Ele acredita que, liberando os modelos diesel já adquiridos, haveria um prazo mais razoável para a indústria nacional se adequar para, então, iniciar o abastecimento com veículos elétricos para o transporte urbano paulistano: “Seriam quatrocentos ônibus, mais ou menos, para o ano que vem. As encarroçadoras têm capacidade para atender a esta demanda e acredito que as fabricantes de chassis elétricos também”.
Bisi espera que em 2023 as fabricantes de chassis ampliem sua capacidade de produção de elétricos, já esperando pela maior demanda do ano seguinte.

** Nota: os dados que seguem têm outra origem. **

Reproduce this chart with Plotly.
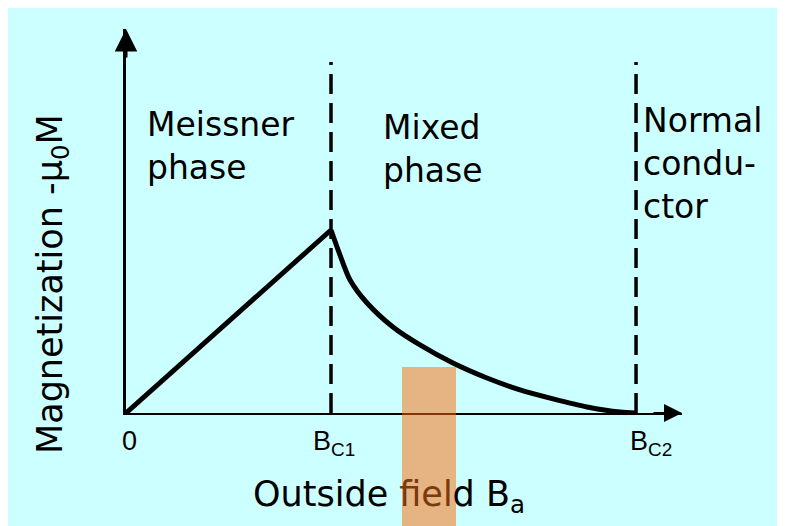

Na sua opinião os empresários do transporte adiaram muito a discussão do tema e a Prefeitura de São Paulo tomou a decisão para colocar o assunto na mesa e debater com urgência.
“Mas a Prefeitura também precisa esclarecer alguns pontos: quem pagará esse alto custo inicial de investimento? A população não suportará um grande aumento das passagens e nem deve ser a responsável. Então é preciso conversar para entender como isso será feito, assim como a questão de toda a infraestrutura necessária nas garagens para recarregar os veículos.”.
Cristovam, da SPUrbanuss, disse que em 2018 foi promulgada a lei 16 802 que prevê a redução da emissão de CO2 pela metade até 2028 e a sua eliminação até 2038, gradualmente: “Então havia uma sugestão. De repente veio uma determinação e ainda sem um responsável assinando. Veio em nome da Superintendência de Contratos do Sistema de Transportes”.
Ele alega, ainda, que já haveria uma pressão de custos a partir de janeiro de 2022 com a introdução da norma P8 do Proconve, equivalente ao Euro 6, o que já reduziria as emissões pois, por contrato, as operadoras precisam renovar a frota.
A reportagem perguntou para a SPTrans se os ônibus a diesel já encomendados seriam aceitos na frota mas, até o fechamento do texto, não recebeu resposta.
Outras alternativas: A indústria de ônibus tem à disposição alternativas aos elétricos também com menor emissão, caso dos modelos GNV e biometano, já apresentados por Scania e Iveco e que entram em linha, em São Bernardo do Campo e Córdoba, Argentina, em 2023. Mas, segundo a SPTrans, estes modelos, que têm custo inferior aos elétricos, embora também superiores aos movidos a diesel, ainda não passaram por testes e, por isto, ainda não podem ser considerados opção pelos operadores.